Static Topic Bridges

Pax Silica Initiative — US-Led Technology Supply Chain Alliance (2025)

Pax Silica is the US Department of State's flagship economic security and technology initiative, launched on December 12, 2025, through the signing of a non-binding Pax Silica Declaration. The name draws on "silica" (the base material for silicon used in semiconductors) and "Pax" (a reference to a peace or order maintained by a dominant power). The initiative focuses on the entire AI and semiconductor supply chain — from critical minerals extraction, energy inputs, and advanced manufacturing to chip fabrication, data centres, and frontier AI models.

  • Launched: December 12, 2025, in Washington, D.C.
  • Founding signatories: US, Japan, South Korea, Singapore, Netherlands, Israel, UK, Australia, UAE, Qatar
  • Observers/guests: Taiwan, EU, Canada, OECD
  • Non-binding declaration — serves as a strategic coordination framework, not a treaty
  • Coordinated by the US Under Secretary of State for Economic Affairs

Connection to this news: India's accession makes it the first major developing economy in Pax Silica, reflecting both its strategic importance as a source of critical minerals and its growing domestic semiconductor manufacturing capacity under the India Semiconductor Mission.

India Semiconductor Mission (ISM) — Domestic Chip Manufacturing Push

The India Semiconductor Mission was approved in 2021 with an outlay of Rs 76,000 crore to develop a sustainable semiconductor and display ecosystem. The mission provides fiscal support of up to 50% for silicon fabs, compound semiconductor facilities, assembly and testing units, and chip design. As of December 2025, 10 projects with a total investment of Rs 1.60 lakh crore have been approved across six states, including Tata Electronics' fab in Dholera, Gujarat.

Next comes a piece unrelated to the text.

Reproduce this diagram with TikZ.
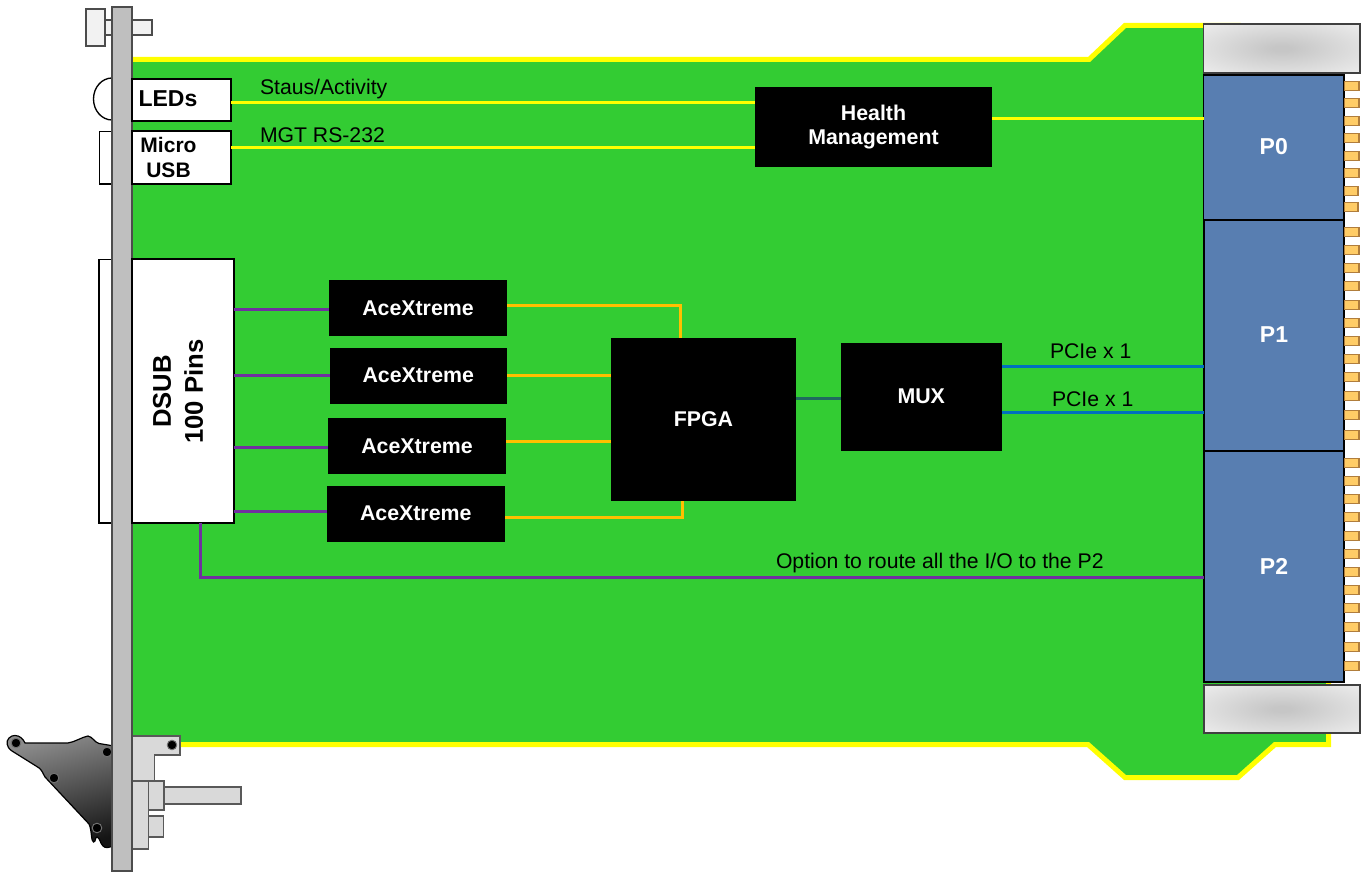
\documentclass[tikz,border=0pt]{standalone}
\usepackage{fontspec}
\setmainfont{Liberation Sans}
\definecolor{pcb}{HTML}{33CC33}
\definecolor{lineyellow}{HTML}{FFFF00}
\definecolor{buspurple}{HTML}{7030A0}
\definecolor{busorange}{HTML}{FFC000}
\definecolor{busblue}{HTML}{0070C0}
\definecolor{busteal}{HTML}{1F6A5E}
\definecolor{conblue}{HTML}{587EB1}
\definecolor{pinfill}{HTML}{FFCC66}
\definecolor{pinedge}{HTML}{B07D3C}
\definecolor{plate}{HTML}{BFBFBF}
\definecolor{metal}{HTML}{D9D9D9}
\definecolor{keyin}{HTML}{C6C6C6}
\definecolor{keyout}{HTML}{F2F2F2}
\pgfdeclareradialshading{keyglow}{\pgfpoint{0bp}{0bp}}{color(0bp)=(keyin); color(3bp)=(keyin); color(40bp)=(keyout); color(100bp)=(keyout)}
\newcommand{\pxbox}[7]{\node[#1, minimum width={((#5)-(#3))*0.75pt}, minimum height={((#6)-(#4))*0.75pt}] (#2) at ({((#3)+(#5))/2},{((#4)+(#6))/2}) {#7};}
\tikzset{
  base/.style={rectangle, inner sep=0pt, outer sep=0pt},
  blk/.style={base, fill=black, text=white, align=center, font=\bfseries\fontsize{16}{18}\selectfont},
  whitebox/.style={base, draw=black, line width=1.5pt, fill=white},
  backing/.style={base, draw=black, line width=1pt, fill=white},
  conn/.style={base, draw=black, line width=1.3pt, fill=conblue, text=white, font=\bfseries\fontsize{17.25}{19}\selectfont},
  keybox/.style={base, draw=black!75, line width=1.2pt, shading=keyglow},
  pinbox/.style={base, draw=pinedge, line width=0.8pt, fill=pinfill},
  part/.style={base, draw=black!65, line width=0.9pt, fill=metal},
  screwpart/.style={base, draw=black!70, line width=1pt, fill=keyout},
  ylink/.style={draw=lineyellow, line width=2pt},
  plink/.style={draw=buspurple, line width=2pt},
  olink/.style={draw=busorange, line width=2pt},
  blink/.style={draw=busblue, line width=1.8pt},
  tlink/.style={draw=busteal, line width=2pt},
  lbl/.style={base, text=black, font=\fontsize{15.9}{18}\selectfont},
  boldlbl/.style 2 args={base, text=black, align=center, font=\bfseries\fontsize{#1}{#2}\selectfont},
  hole/.style={fill=black, draw=black!55, line width=0.7pt}
}
\begin{document}
\begin{tikzpicture}[x=0.75pt,y=-0.75pt]
\useasboundingbox (0,0) rectangle (1365,873);
% board
\draw[fill=pcb, draw=lineyellow, line width=3.75pt, miter limit=10]
  (125,59.5) -- (1089,59.5) -- (1125,25.5) -- (1240,25.5) -- (1277,59.5) -- (1328.5,59.5)
  -- (1328.5,744.5) -- (1275,744.5) -- (1238,777.5) -- (1125,777.5) -- (1088,744.5) -- (125,744.5) -- cycle;
% front-panel parts behind the plate
\pxbox{screwpart}{screwshaft}{105}{20}{152}{35}{}
\pxbox{screwpart}{screwhead}{86}{9}{105}{46}{}
\draw[draw=black, line width=1pt, fill=white] (112,78) arc[start angle=90, end angle=270, x radius=18.5, y radius=-21] -- cycle;
\pxbox{backing}{usbback}{99.5}{131.5}{114}{184}{}
\pxbox{backing}{dsubback}{99}{259.5}{114}{523}{}
% ejector
\draw[top color=black!45, bottom color=black!92, shading angle=15, draw=black, line width=0.9pt]
  (15,735.5) .. controls (20,735.5) and (23,739) .. (25,743) -- (68,743)
  .. controls (75,742) and (82,737) .. (88,736) .. controls (93,737) and (94,742) .. (99,743.5)
  -- (114,746) -- (114,845) .. controls (110,848) and (105,848.5) .. (103,846)
  .. controls (100,843) and (100,838) .. (97,837) .. controls (95,837) and (96,842) .. (93.5,842)
  .. controls (91,842) and (92,830) .. (89,824) -- (45,777)
  .. controls (42,772) and (42,769) .. (36,766) -- (12,751)
  .. controls (6,747) and (6,741) .. (9,738) .. controls (11,736) and (13,735.5) .. (15,735.5) -- cycle;
\foreach \hx/\hy in {16/743,107/752,54/778,97/828}{\fill[hole] (\hx,\hy) circle[radius=3.6pt];}
% bracket and lower parts
\draw[part] (130,736) -- (180,736) -- (180,755) -- (154.3,755) -- (154.3,781) -- (130,781) -- cycle;
\fill[hole] (172,745) circle[radius=3.6pt];
\pxbox{part}{lowerblock}{130}{781}{148.5}{849}{}
\pxbox{part}{pinblock}{148.5}{781}{164}{810}{}
\pxbox{part}{longpin}{164}{787}{241}{804}{}
\pxbox{part}{smallblock}{148.5}{816}{163.5}{837}{}
% plate
\pxbox{base, draw=black!70, line width=1pt, fill=plate}{plate}{112}{7}{132}{871}{}
% boxes on the board
\pxbox{whitebox}{leds}{132}{79}{231}{121}{}
\pxbox{whitebox}{usb}{132}{131.5}{231}{184}{}
\pxbox{whitebox}{dsub}{132}{259.5}{233.5}{523}{}
\pxbox{blk}{health}{755}{87}{992}{167}{Health\\Management}
\pxbox{blk}{ace1}{329}{280}{507}{336}{AceXtreme}
\pxbox{blk}{ace2}{329.5}{348}{507}{404}{\raisebox{0.75pt}{AceXtreme}}
\pxbox{blk}{ace3}{328}{418}{506}{474}{AceXtreme}
\pxbox{blk}{ace4}{326.5}{486}{505}{542}{\raisebox{0.75pt}{AceXtreme}}
\pxbox{blk}{fpga}{611}{338}{796}{501}{\raisebox{0.5pt}{FPGA}}
\pxbox{blk}{mux}{841}{343}{1001.5}{451}{\raisebox{1pt}{MUX}}
% connectors
\pxbox{keybox}{keytop}{1203.5}{24}{1360}{73}{}
\pxbox{keybox}{keybot}{1204}{685}{1360}{733}{}
\pxbox{conn}{pzero}{1203.5}{75}{1344}{220}{\raisebox{1.5pt}{P0}}
\pxbox{conn}{pone}{1204}{220}{1344}{451}{\raisebox{0.75pt}{P1}}
\pxbox{conn}{ptwo}{1204}{451}{1344}{682}{\raisebox{0.75pt}{P2}}
\foreach \py in {86,103,121,138,156,173,232,250,268,286,305,323,341,359,377,396,415,435,463,481,499,517,536,554,572,590,608,627,647,666}{
  \pxbox{pinbox}{pin\py}{1344.5}{\py-4.5}{1359}{\py+4.5}{}
}
\pxbox{pinbox}{pin191}{1344.5}{186.5}{1358}{195.5}{}
\pxbox{pinbox}{pin207}{1344.5}{202.5}{1358}{211.5}{}
% links
\draw[ylink] (leds.east |- 0,102.5) -- (health.west |- 0,102.5);
\draw[ylink] (usb.east |- 0,147.5) -- (health.west |- 0,147.5);
\draw[ylink] (health.east |- 0,118.5) -- (pzero.west |- 0,118.5);
\draw[plink] (dsub.east |- 0,309.5) -- (ace1.west |- 0,309.5);
\draw[plink] (dsub.east |- 0,375.5) -- (ace2.west |- 0,375.5);
\draw[plink] (dsub.east |- 0,447.5) -- (ace3.west |- 0,447.5);
\draw[plink] (dsub.east |- 0,511.5) -- (ace4.west |- 0,511.5);
\draw[plink] (dsub.south -| 200.5,0) -- (200.5,577.5) -- (ptwo.west |- 0,577.5);
\draw[olink] (ace1.east |- 0,305.5) -- (680.5,305.5) -- (fpga.north -| 680.5,0);
\draw[olink] (ace2.east |- 0,375.5) -- (fpga.west |- 0,375.5);
\draw[olink] (ace3.east |- 0,441.5) -- (fpga.west |- 0,441.5);
\draw[olink] (ace4.east |- 0,517.5) -- (682.5,517.5) -- (fpga.south -| 682.5,0);
\draw[tlink] (fpga.east |- 0,398.5) -- (mux.west |- 0,398.5);
\draw[blink] (mux.east |- 0,366.5) -- (pone.west |- 0,366.5);
\draw[blink] (mux.east |- 0,412.5) -- (pone.west |- 0,412.5);
% labels
\node[boldlbl={17.25}{20}] (ledstext) at (168,99) {LEDs};
\node[boldlbl={15.75}{18.75}] (usbtext) at (168.5,157) {Micro\\USB};
\node[boldlbl={19.25}{24}, rotate=90] (dsubtext) at (178,391.5) {DSUB\\100 Pins};
\node[lbl, anchor=west] (statuslbl) at (260,89) {Staus/Activity};
\node[lbl, anchor=west] (mgtlbl) at (260,135.5) {MGT RS-232};
\node[lbl, anchor=west] (pcielbla) at (1050,351.5) {PCIe x 1};
\node[lbl, anchor=west] (pcielblb) at (1052,399.5) {PCIe x 1};
\node[lbl, anchor=west] (optionlbl) at (776,563) {Option to route all the I/O to the P2};
\end{tikzpicture}
\end{document}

  • Approved: December 2021, outlay Rs 76,000 crore
  • ISM 2.0 launched with enhanced focus on fabrication, packaging, and design
  • 10 projects approved across 6 states as of December 2025, investment Rs 1.60 lakh crore
  • Tata Electronics setting up India's first major semiconductor fab in Dholera, Gujarat
  • ASML (Dutch) planning a support office in GIFT City for DUV lithography tools

Connection to this news: India's Pax Silica membership complements its domestic semiconductor push, positioning India as both a demand centre and a manufacturing node in the trusted global supply chain for chips and AI hardware.

Critical Minerals Policy — Strategic Resource Security

India released a list of 30 critical minerals in 2023, recognising minerals essential for economic development and national security whose supply chains are concentrated in a few geographies. The government amended the MMDR Act, 1957 through the MMDR Amendment Act, 2023, empowering the Central Government to auction critical and strategic mineral blocks. KABIL (Khanij Bidesh India Ltd.), a joint venture of NALCO, HCL, and MECL (stake 40:30:30), was created in 2019 to acquire overseas mineral assets.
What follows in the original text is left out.